Nie długo dane im było cieszyć się rodzinnymi chwilami. Niemcy szybko dowiedzieli się o powrocie z wojny, Jana wraz z całym uzbrojeniem. Jego sąsiadem był człowiek kolaborujący z
Niemcami, którzy u niego często gościli. To prawdopodobnie usłużny zastępca wójta, sąsiad zwany później "Judaszem" poinformował Niemców. Janowi udało się, wytłumaczył
Niemcom, że swoją broń i mundur porzucił w okolicach Kolbuszowej. Dano chyba wiarę tym tłumaczeniom, bo nie poniósł konsekwencji i pozostał na wolności. Jan obawiając się
kolejnego doniesienia i pogróżek sąsiada, który mówił mu że, wie o jego rzekomej wrogiej działalności, ten więc nocami ukrywał się poza domem. W zabudowaniach gospodarczych, w
stodole miał przygotowaną kryjówkę z której korzystał podczas wizyt Niemców we wsi. Z racji swojego sąsiedztwa z zastępcą wójta (taką fuchę miał J. Gielarowski) byli narażeni na
sąsiedzkie wizyty chociażby po przymusową wałówkę (jajka itp) na potrzeby ugoszczenia niemieckich gości.

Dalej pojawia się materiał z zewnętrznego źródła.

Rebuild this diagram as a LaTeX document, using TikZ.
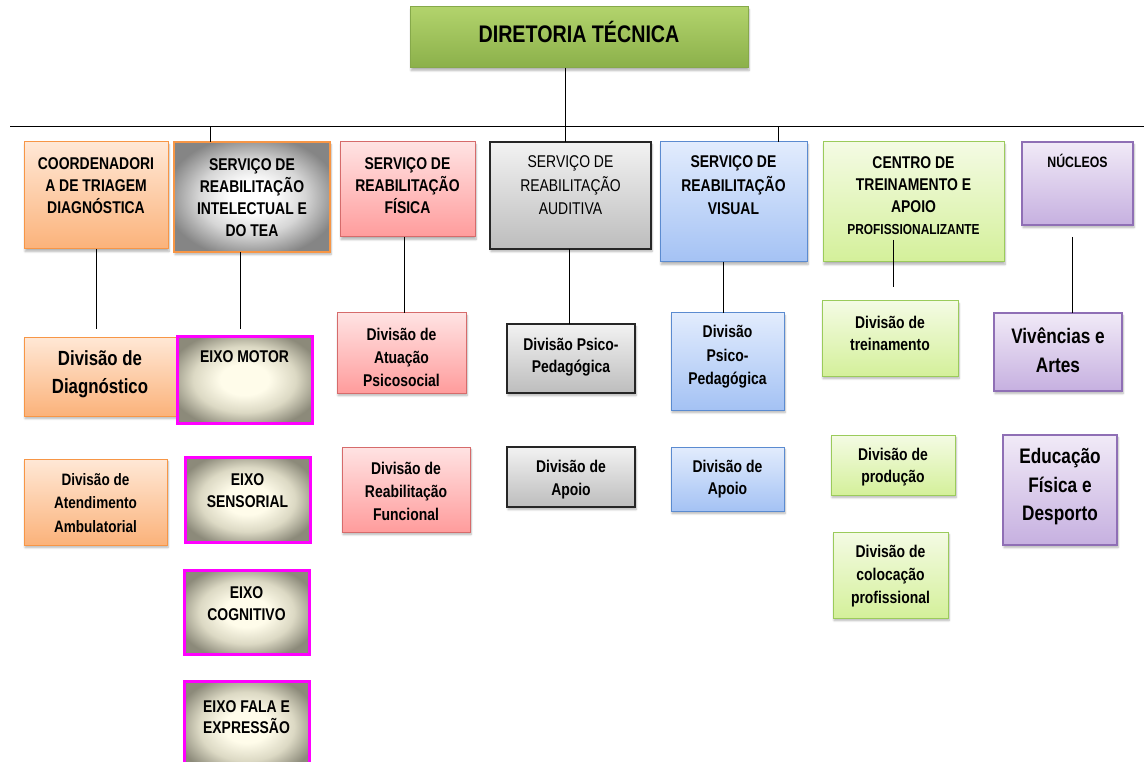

Udawało się to, do grudnia 1943 roku. Konspiracja w okolicy i w samej Nienadówce nasilała się, powodując wściekłość i działania represyjne okupanta. Okres wojny rządził się swoimi
prawami, dla zapewnienia narzuconego przez siebie porządku, okupant niemiecki nakazywał sołtysom wiosek wyznaczać zakładników. Zakładnicy Ci w liczbie 15 osób, odpowiadali swoim
życiem przez 10 dni za porządek i respektowanie wykonywania zarządzeń przez okolicznych mieszkańców. I tu znów pojawia się wątek dwóch miejscowych sołtysów, odpowiedzialnym za
wyznaczanie zakładników był sąsiad Jana, J. Gielarowski, zwany "Judaszem".
(Człowiek ten, (Judasz), zginął później w dość tajemniczych okolicznościach, został znaleziony martwy pod drzewem, podobno rażony piorunem.)
Rok 1943 był rokiem najtragiczniejszym dla wsi, pacyfikacja, łapanki, Niemcy doskonale orientowali w realiach wsi. Nasz znakomity rodak, poeta Jan B. Ożóg w swoich
wspomnieniach pisał, że "Niemców ktoś z miejscowych nasłał". Brat Jana Chorzępy Franciszek w swoich wspomnieniach pisał wprost.
"W tym czasie poszukiwaliśmy tych którzy byli konfidentami. Takim konfidentem był u nas sołtys.
Zapadł wyrok śmierci, Armia Krajowa wykonała go na sołtysie Kołodzieju z Nienadówki Górnej, zdając sobie sprawę że wywoła to odwet. Rodzina Jana wspomina - Pomimo ukrywania się,
Jan Chorzępa podczas kolejnej łapanki został schwytany i wraz z innymi zakładnikami osadzony w Sokołowie.
Armia Krajowa planowała odbić zakładników jednak już nie zdążyli. Nie zdążyła także spotkać się z Janem Chorzępą jego żona, Zofia. Udała się Ona do Sokołowa mając nadzieję na
widzenie z mężem. Jednak w drodze do aresztu, została przez miejscowych poinformowana, że zakładnicy zostali wyprowadzeni na cmentarz katolicki. Skuci po dwóch i puszczeni wolno,
tz. nakazano im uciekać. Jan Chorzępa z innym zakładnikiem zdążyli wydostać się z terenu cmentarza, niestety na swojej drodze ucieczki napotkali policjanta narodowości
ukraińskiej, który ich zastrzelił. Nikt nie ocalał, wszyscy zakładnicy zostali zastrzeleni podczas ucieczki i pogrzebani na cmentarzu w Sokołowie. Ów Ukrainiec nosił nazwisko
Czachor lub Czahor i miał sporo na sumieniu innych zbrodni. Był po wojnie poszukiwany, odnaleziony i aresztowany został na Ziemiach Zachodnichi, a w 1956 roku odbył się jego
proces w Rzeszowie.
Żona bardzo przeżyła śmierć Jana. Została sama z dwójką małych dzieci.